My strategy is comprised of two parts – First, Exploring the data while cleaning. This is the most important part of my EDA process. I say this because you don’t want to be halfway through a project and realize you missed something at the beginning of the process. Plus, we cannot analysis data until it has been cleaned, free of errors, and any questions addressed.
Exploring the Data while cleaning
- Create an Excel spreadsheet or Word document to document your EDA process. You should save it in the directory of your project
or assignment. This will be helpful, if you need to recreate your results in the future and a reminder as to what you did.
- Document any changes made to the data
- Document the main points from the steps below.
- What is the shape?
- Number of observations?
- Format?

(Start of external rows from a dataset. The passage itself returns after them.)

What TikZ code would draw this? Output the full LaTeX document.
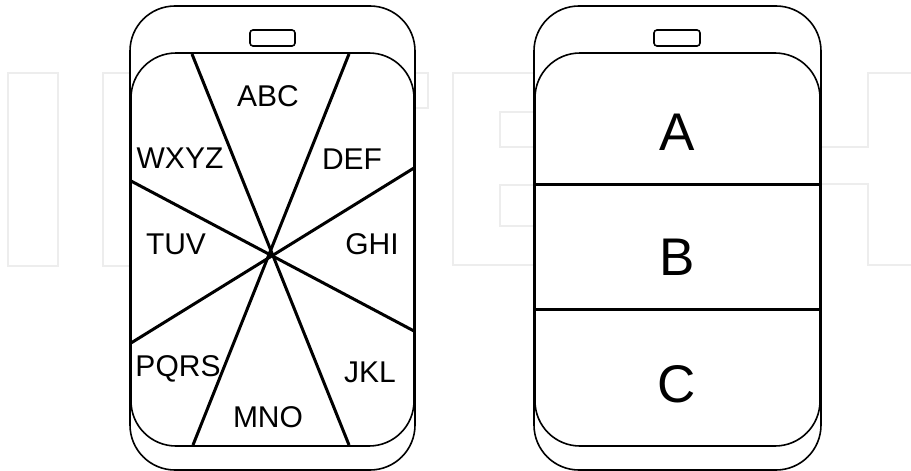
\documentclass[tikz,border=0pt]{standalone}
\usepackage{fontspec}
\setmainfont{Liberation Sans}
\begin{document}
\begin{tikzpicture}[x=1pt,y=-1pt,
  wm/.style={draw=black!7,line width=1.4pt},
  body/.style={draw=black,line width=1.6pt,fill=white,rounded corners=45pt},
  screen/.style={draw=black,line width=1.6pt,fill=white,rounded corners=45pt},
  speaker/.style={draw=black,line width=1.6pt,rounded corners=3pt},
  divider/.style={draw=black,line width=3pt},
  small/.style={font=\fontsize{30}{36}\selectfont,inner sep=0pt},
  big/.style={font=\fontsize{53}{60}\selectfont,inner sep=0pt}]
\useasboundingbox (0,0) rectangle (911,471);
% faint watermark
\draw[wm] (8,73) rectangle (58,266);
\draw[wm] (140,73) -- (103,73) -- (103,266) -- (140,266);
\draw[wm] (410,73) -- (428,73) -- (428,108) -- (410,108);
\draw[wm] (540,73) -- (453,73) -- (453,265) -- (540,265);
\draw[wm] (540,112) -- (500,112) -- (500,147) -- (540,147);
\draw[wm] (540,185) -- (500,185) -- (500,226) -- (540,226);
\draw[wm] (815,147) -- (868,147) -- (868,73) -- (911,73);
\draw[wm] (815,184) -- (868,184) -- (868,265) -- (911,265);
% left phone
\draw[body] (130,6) rectangle (415,470);
\draw[speaker] (250,30) rectangle (295,46);
\draw[screen] (131,53) rectangle (414,446);
\coordinate (t1) at (192,54);
\coordinate (t2) at (349,54);
\coordinate (b1) at (193,445);
\coordinate (b2) at (349,445);
\coordinate (l1) at (131,181);
\coordinate (l2) at (131,343);
\coordinate (r1) at (414,168);
\coordinate (r2) at (414,331);
\draw[divider] (t1) -- (b2);
\draw[divider] (t2) -- (b1);
\draw[divider] (l1) -- (r2);
\draw[divider] (l2) -- (r1);
\node[small] (abc) at (268,96) {ABC};
\node[small] (wxyz) at (180,158) {WXYZ};
\node[small] (def) at (352,159) {DEF};
\node[small] (tuv) at (176,244) {TUV};
\node[small] (ghi) at (372,244) {GHI};
\node[small] (pqrs) at (178,369) {PQRS};
\node[small] (jkl) at (370,372) {JKL};
\node[small] (mno) at (268,417) {MNO};
% right phone
\draw[body] (534,6) rectangle (821,470);
\draw[speaker] (654,30) rectangle (700,46);
\draw[screen] (535,53) rectangle (820,446);
\coordinate (d1l) at (535,184);
\coordinate (d1r) at (820,184);
\coordinate (d2l) at (535,309);
\coordinate (d2r) at (820,309);
\draw[divider] (d1l) -- (d1r);
\draw[divider] (d2l) -- (d2r);
\node[big] (ka) at (677,132) {A};
\node[big] (kb) at (677,257) {B};
\node[big] (kc) at (677,384) {C};
\end{tikzpicture}
\end{document}
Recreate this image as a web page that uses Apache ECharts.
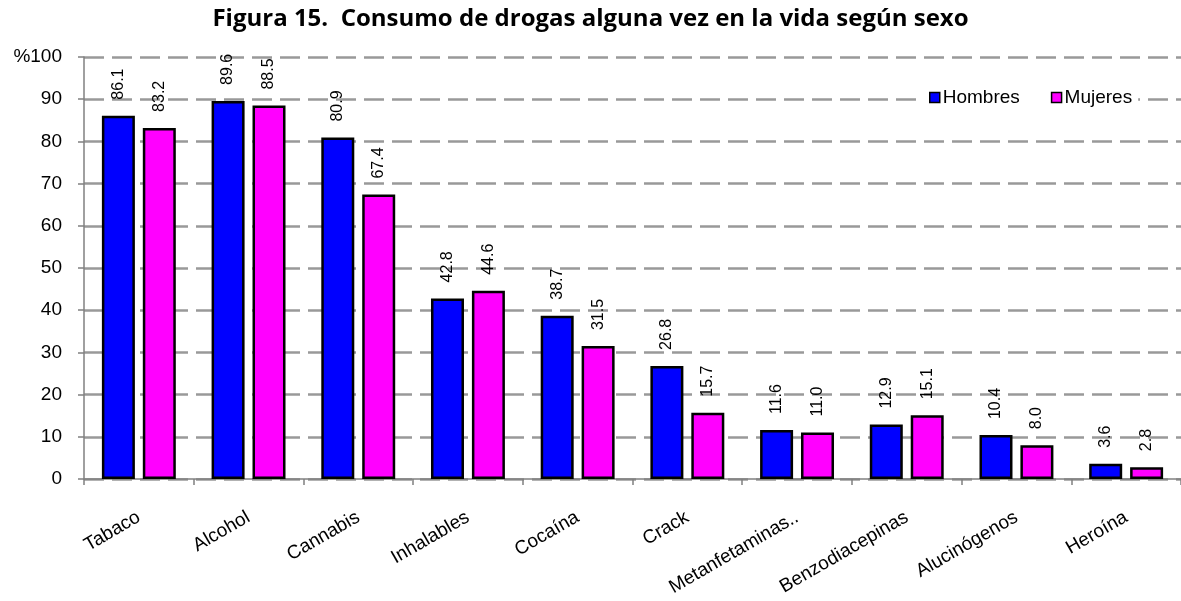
<!DOCTYPE html>
<html lang="es">
<head>
	<meta charset="UTF-8">
	<title>Figura 15</title>
	<script src="https://cdn.jsdelivr.net/npm/echarts@6/dist/echarts.min.js"></script>
	<style>
		body{margin:0;background:#fff;}
	</style>
</head>
<body>
	<div id="app" style="width:1181px;height:601px"></div>

	<script>
		// datos
		var categorias=["Tabaco","Alcohol","Cannabis","Inhalables","Cocaína","Crack","Metanfetaminas..","Benzodiacepinas","Alucinógenos","Heroína"];
		var hombres=[86.1, 89.6, 80.9, 42.8, 38.7, 26.8, 11.6, 12.9, 10.4, 3.6];
		var mujeres=[83.2, 88.5, 67.4, 44.6, 31.5, 15.7, 11.0, 15.1, 8.0, 2.8];
		var yMin=0, yMax=100, yPaso=10;

		var fuente='"Liberation Sans", Arial, sans-serif';

		var etiqueta={
			show:true,
			position:'top',
			rotate:90,
			align:'left',
			verticalAlign:'middle',
			distance:16,
			fontFamily:fuente,
			fontSize:16,
			color:'#000',
			formatter:function(p){return p.value.toFixed(1);}
		};

		var myChart=echarts.init(document.getElementById('app'));
		var option={
			animation:false,
			backgroundColor:'#fff',
			title:{
				text:"Figura 15.  Consumo de drogas alguna vez en la vida según sexo",
				left:'center',
				top:2,
				textStyle:{fontFamily:'"Open Sans", sans-serif',fontWeight:'bold',fontSize:24,color:'#000'}
			},
			legend:{
				data:["Hombres","Mujeres"],
				left:923,
				top:85,
				padding:[3,6],
				itemGap:31,
				itemWidth:10,
				itemHeight:10,
				icon:'rect',
				backgroundColor:'#fff',
				itemStyle:{borderColor:'#000',borderWidth:1.5},
				textStyle:{fontFamily:fuente,fontSize:19,color:'#000',padding:[0,0,0,-2]}
			},
			grid:{left:84,top:57,right:-6,bottom:122},
			xAxis:{
				type:"category",
				data:categorias,
				axisLine:{lineStyle:{color:'#808080',width:1.5}},
				axisTick:{show:true,length:6,lineStyle:{color:'#808080',width:1.5}},
				axisLabel:{rotate:30,margin:37,fontFamily:fuente,fontSize:19,color:'#000',interval:0}
			},
			yAxis:{
				type:"value",
				min:yMin,
				max:yMax,
				interval:yPaso,
				axisLine:{show:true,lineStyle:{color:'#808080',width:1.5}},
				axisTick:{show:true,length:6,lineStyle:{color:'#808080',width:1.5}},
				axisLabel:{
					margin:22,
					fontFamily:fuente,
					fontSize:19,
					color:'#000',
					formatter:function(v){return v===100?'%100':String(v);}
				},
				splitLine:{lineStyle:{color:'#999',width:2.5,type:[20,8]}}
			},
			series:[
				{
					name:"Hombres",
					type:"bar",
					data:hombres,
					barWidth:33,
					barGap:'24%',
					itemStyle:{color:'#0000ff',borderColor:'#000',borderWidth:2.5},
					label:etiqueta
				},
				{
					name:"Mujeres",
					type:"bar",
					data:mujeres,
					barWidth:33,
					itemStyle:{color:'#ff00ff',borderColor:'#000',borderWidth:2.5},
					label:etiqueta
				}
			]
		};
		myChart.setOption(option);
	</script>
</body>
</html>
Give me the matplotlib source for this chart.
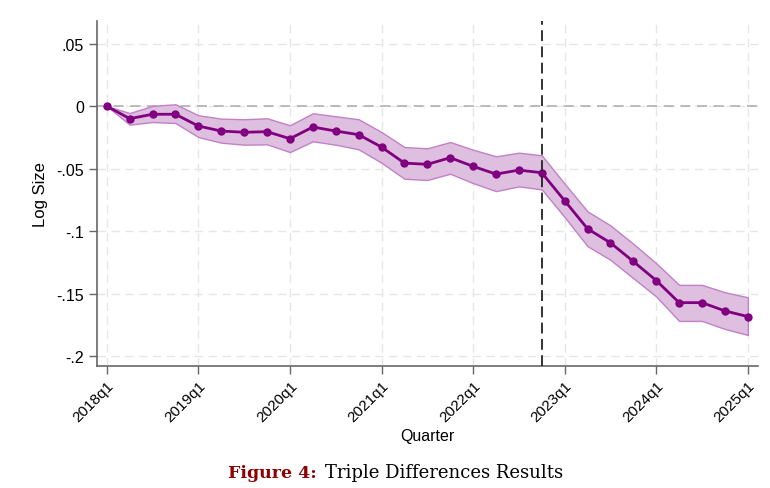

Long or Wide?
- Is the data large enough in size?
- Create a table describing the data set.
- Variable (column name)
- Data Type (Date, Continuous, Discrete, Character, etc.)
- Description of the variable
- Read any meta data or separate files on the data set.
- Are there any missing values (blanks, NA, periods, etc.)?
- Ask yourself, why are they missing?
- Did participants just fail to answer or is there a bigger problem?
- How are you going to address the missing information?
- Impute it
- Remove it
- Leave it as is and try to work around it
- Do you need to consult with anyone else before deciding?
- Look at any date variable.
- Verify the date format is correct.
- Look at any variables (columns) that could be converted to factors.
- Are the values consistent?
- Use ndistinct(). I’ve ran into situations where gender field contained M, F, Male, and Female.
- Based on step 3b – make any data type changes, if necessary
Next, Exploring the data with visualization and tools
- Summarize the data using functions such as summary() to get basic statistical information.
- Does the results make sense?
- Look at mean and median – Is the data skewed?
- Outliers? Why do we have outliers?
-
Create contingency table to further explore the data
- Plot the data to determine the distribution or shape.
- Referring to step 3, create a plot based on the data types being explored.
- One variable
- Histogram
- Boxplot
- Two (multiple) variables
- Scatter plot
- Bare Chart
- Heat Map
- Line Chart
- Categorical variables
- Bar Chart
- One variable
- What do you see? Trends? Relationships?
- Referring to step 3, create a plot based on the data types being explored.
- Use correlation to confirm or disaffirm any relationships.
- Using cor(), ggpairs(), and/ or ggcorr().
From the outline above, after all of step one, I think the most important thing is plotting and looking the distribution. Visually, it’s easier to see patterns and trends in the data, which can help answer questions.
As you are completing the EDA, you are trying to look for relationships and ask why those relationships exist in the first place.
Honestly, I think that is the only reason to complete EDA.
Thank again for reading my blog post. I am working on my narrative and trying to find my voice.